If your social media sites are anything like the ones that I am connected to, we've been bombarded with pro and con statements about these events. In response, hateful comments have been hurled. Madness. It has been madness!

Personally, when I expressed joy alongside my gay and lesbian friends about the President's endorsement of their marriages on my Facebook page this week, I even got a "I know you weren't raised like this" comment about my views by a family member. Not very nice.

I see so many of my pastoral colleagues being afraid to say anything at all out of fear of what their congregations might do to them. Jobs or appointments might be at sake depending on what you say.

In all of this, it is so easy for the debate to become personal real fast. Feelings can be hurt real quick. Most of us have strong opinions one way or another and it is hard to comprehend how someone on the other "side" could see things as they do.

Lord, have mercy on us all!

Is our church in all branches going to explode soon? Is this the state of cultural and religious affairs we've come to in this country? It seems so.

Doing some sermon prep this week, I found this commentary the John 15 lectionary reading for this Sunday by  Dr. David Lose out of Luther Seminary. I couldn't help but think about all the debate this week as I read it. When we are faced with a theological divide on a topic like homosexuality, for example, what do with do? Lose has this to say:

So when faced with a challenge, dilemma, problem, or divisive moral issue, 1) search the Scriptures, looking not just for commandments but for how you honestly think Jesus would have responded, 2) trust your own experience and ask how you would want to be treated in similar circumstances, and 3) talk it over in your community, especially involving the folks the question-at-hand most directly affects.

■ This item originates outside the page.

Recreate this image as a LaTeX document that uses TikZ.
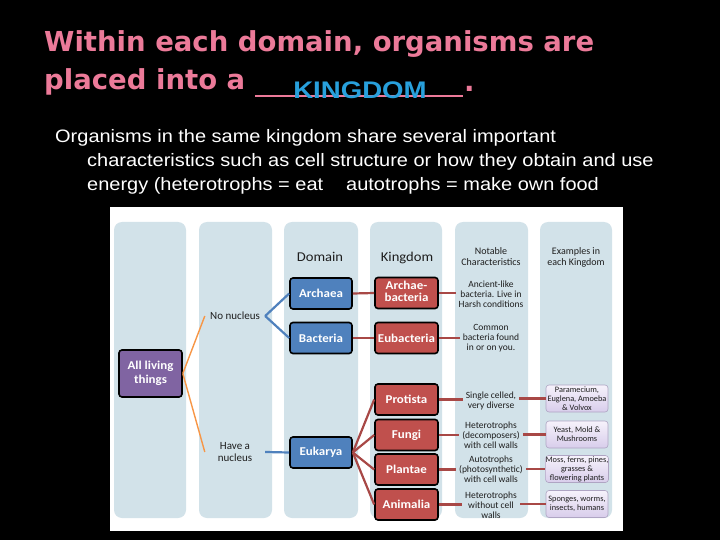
\documentclass[tikz,border=0pt]{standalone}
\usepackage{fontspec}
\usepackage{graphicx}
\setmainfont{Liberation Sans}
\newfontfamily\dejavu{DejaVu Sans}
\newfontfamily\calib{Carlito}
\definecolor{titlepink}{RGB}{236,122,153}
\definecolor{kingblue}{RGB}{40,160,220}
\definecolor{colbg}{RGB}{210,226,233}
\definecolor{domblue}{RGB}{79,129,189}
\definecolor{kingred}{RGB}{192,80,77}
\definecolor{allpurple}{RGB}{128,100,162}
\definecolor{linered}{RGB}{168,72,70}
\definecolor{lineblue}{RGB}{79,129,189}
\definecolor{lineorange}{RGB}{247,150,70}
\definecolor{exlight}{RGB}{246,242,251}
\definecolor{exdark}{RGB}{216,205,235}
\definecolor{exborder}{RGB}{175,165,195}
\definecolor{darktext}{RGB}{30,30,30}
\newcommand\hsc[1]{\scalebox{1.0}[1]{#1}}
\newcommand\chsc[1]{\scalebox{1.08}[1]{#1}}
\newcommand\chml[1]{\scalebox{1.08}[1]{\begin{tabular}{@{}c@{}}#1\end{tabular}}}
\begin{document}
\begin{tikzpicture}[x=1pt,y=-1pt,
  colbox/.style={fill=colbg, rounded corners=8pt},
  obox/.style={draw=black, line width=1.6pt, rounded corners=3pt, text=white,
    font=\calib\bfseries\fontsize{12}{14}\selectfont, align=center, inner sep=0pt},
  dombox/.style={obox, fill=domblue, minimum width=62pt, minimum height=31pt},
  kingbox/.style={obox, fill=kingred, minimum width=63pt, minimum height=31pt},
  exbox/.style={draw=exborder, line width=0.6pt, rounded corners=3pt,
    top color=exlight, bottom color=exdark, minimum width=62pt, minimum height=27pt,
    inner sep=0pt, align=center, font=\calib\fontsize{8.3}{9}\selectfont, text=darktext},
  lbl/.style={font=\calib\fontsize{9.5}{10}\selectfont, text=darktext, align=center, inner sep=3pt},
  nuc/.style={font=\calib\fontsize{11}{12}\selectfont, text=darktext, align=center, inner sep=0pt, minimum width=60pt},
  hdr/.style={font=\calib\fontsize{13.5}{14}\selectfont, text=darktext},
  shdr/.style={font=\calib\fontsize{10}{11}\selectfont, text=darktext, align=center},
  ttl/.style={font=\dejavu\bfseries\fontsize{27.5}{30}\selectfont, text=titlepink, anchor=base west, inner sep=0pt},
  body/.style={font=\fontsize{18}{20}\selectfont, text=white, anchor=base west, inner sep=0pt},
  rline/.style={draw=linered, line width=2.2pt},
  bline/.style={draw=lineblue, line width=2.2pt},
  oline/.style={draw=lineorange, line width=1.4pt}]
\fill[black] (0,0) rectangle (720,540);
\useasboundingbox (0,0) rectangle (720,540);

% title
\node[ttl] (t1) at (44,52) {\hsc{Within each domain, organisms are}};
\node[ttl] (t2) at (44,90) {\hsc{placed into a}};
\coordinate (ul1) at (255,96);
\coordinate (ul2) at (463,96);
\draw[titlepink, line width=1.3pt] (ul1) -- (ul2);
\node[ttl] (t3) at (464,92) {.};
\node[font=\bfseries\fontsize{24}{26}\selectfont, text=kingblue, anchor=base, inner sep=0pt] (king) at (360,99) {\scalebox{1.15}[1]{KINGDOM}};

% body
\node[body] (b1) at (55,143) {\scalebox{1.11}[1]{Organisms in the same kingdom share several important}};
\node[body] (b2) at (87,167) {\scalebox{1.11}[1]{characteristics such as cell structure or how they obtain and use}};
\node[body] (b3) at (87,191) {\scalebox{1.11}[1]{energy (heterotrophs = eat}};
\node[body] (b4) at (346,191) {\scalebox{1.11}[1]{autotrophs = make own food}};

% chart background
\fill[white] (110,207) rectangle (623,531);
\fill[colbox] (114,222) rectangle (186,518);
\fill[colbox] (199,222) rectangle (272,518);
\fill[colbox] (284,222) rectangle (358,518);
\fill[colbox] (370,222) rectangle (442,518);
\fill[colbox] (455,222) rectangle (528,518);
\fill[colbox] (540,222) rectangle (612,518);

% headers
\node[hdr] (hdom) at (320,257) {\chsc{Domain}};
\node[hdr] (hking) at (407,258) {\chsc{Kingdom}};
\node[shdr] (hchar) at (491,257) {Notable\\Characteristics};
\node[shdr] (hex) at (576,257) {Examples in\\each Kingdom};

% nodes
\node[obox, fill=allpurple, minimum width=63pt, minimum height=47pt] (all) at (150.5,373.5) {\chml{All living\\things}};
\node[nuc] (nonuc) at (235,316) {No nucleus};
\node[nuc] (havenuc) at (235,452) {Have a\\nucleus};

\node[dombox] (archaea) at (321,293.5) {\chsc{Archaea}};
\node[dombox] (bacteria) at (321,338) {\chsc{Bacteria}};
\node[dombox] (eukarya) at (321,452.5) {\chsc{Eukarya}};

\node[kingbox] (archb) at (406.5,293) {\chml{Archae-\\[-2pt]bacteria}};
\node[kingbox] (eubac) at (406.5,338) {\chsc{Eubacteria}};
\node[kingbox] (protista) at (406.5,399.5) {\chsc{Protista}};
\node[kingbox] (fungi) at (406.5,435) {\chsc{Fungi}};
\node[kingbox] (plantae) at (406.5,469.5) {\chsc{Plantae}};
\node[kingbox] (animalia) at (406.5,504.5) {\chsc{Animalia}};

\node[lbl] (chA) at (491,294) {Ancient-like\\bacteria. Live in\\Harsh conditions};
\node[lbl] (chB) at (491,338) {Common\\bacteria found\\in or on you.};
\node[lbl] (chP) at (491,401) {Single celled,\\very diverse};
\node[lbl] (chF) at (491,435) {Heterotrophs\\(decomposers)\\with cell walls};
\node[lbl] (chPl) at (491,469) {Autotrophs\\(photosynthetic)\\with cell walls};
\node[lbl] (chAn) at (491,505) {Heterotrophs\\without cell\\walls};

\node[exbox] (ex1) at (577,398.5) {Paramecium,\\Euglena, Amoeba\\\& Volvox};
\node[exbox] (ex2) at (577,434.5) {Yeast, Mold \&\\Mushrooms};
\node[exbox] (ex3) at (577,469) {Moss, ferns, pines,\\grasses \&\\flowering plants};
\node[exbox] (ex4) at (577,504) {Sponges, worms,\\insects, humans};

% connectors
\draw[oline] (all.east) -- (nonuc.west);
\draw[oline] (all.east) -- (havenuc.west);
\draw[bline] (nonuc.east) -- (archaea.west);
\draw[bline] (nonuc.east) -- (bacteria.west);
\draw[bline] (havenuc.east) -- (eukarya.west);
\draw[rline] (archaea.east) -- (archb.west);
\draw[rline] (bacteria.east) -- (eubac.west);
\foreach \k in {protista,fungi,plantae,animalia}
  \draw[rline] (eukarya.east) -- (\k.west);
\draw[rline] (archb.east) -- (archb.east -| chA.west);
\draw[rline] (eubac.east) -- (eubac.east -| chB.west);
\draw[rline] (protista.east) -- (protista.east -| chP.west);
\draw[rline] (fungi.east) -- (fungi.east -| chF.west);
\draw[rline] (plantae.east) -- (plantae.east -| chPl.west);
\draw[rline] (animalia.east) -- (animalia.east -| chAn.west);
\draw[rline] (ex1.west -| chP.east) -- (ex1.west);
\draw[rline] (ex2.west -| chF.east) -- (ex2.west);
\draw[rline] (ex3.west -| chPl.east) -- (ex3.west);
\draw[rline] (ex4.west -| chAn.east) -- (ex4.west);
\end{tikzpicture}
\end{document}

I really appreciated this level-headed approach because I have to think so many of our strong opinions on those who are gay have more to do with tradition, culture from which we come than it does "what the Bible says." Yes, there are those passages of scriptures that say, homosexual relations are wrong, but then there are also lots of passages that say that women should cover their heads in church and not wear jewelry (and I don't know a lot of people who follow the Bible this literally). And, often we are quick to say, "Being gay is a sin" without actually knowing such a person and/or if we do, never asking a gay person how our interpretations of scripture make them feel, how they have been hurt by the church or by their families, etc. We are quick to elevate being gay (if we think being gay is a sin) to the level in which it is greater than ALL other sins. I just don't think such is really fair.

I know my heart breaks for my friends, colleagues and family members who are a part of the gay and lesbian community who love Jesus every bit as much as I do and are living in monogamous, committed relationships or are single and celibate and so many parts of our society continue to be so cruel to them.

I know my heart breaks for my friends and neighbors in other churches who have made Christianity into something that fits into a one-size fits all box and have no room in their souls for the Spirit to come and bring new understandings.

I know my heart breaks for our churches that are growing more divided by the day as more and more schisms keep occurring and occurring again. (How many times can the Christian church split? It seems we are on a course to find out!)

Because such conversation (as we've experienced its intensity this week) is not going away, what will we do when divide comes to us?

For me, I couldn't be silent. But, now that I have said my part, I must move on and keep finding ways to love. What about you?

Will you find a way to love the "other side?" Will you use words of hate? Will you defriend everyone you know on Facebook who doesn't believe as you do? How will you live in community?

We've got to figure out a better way to live together, all of us. This is what I know.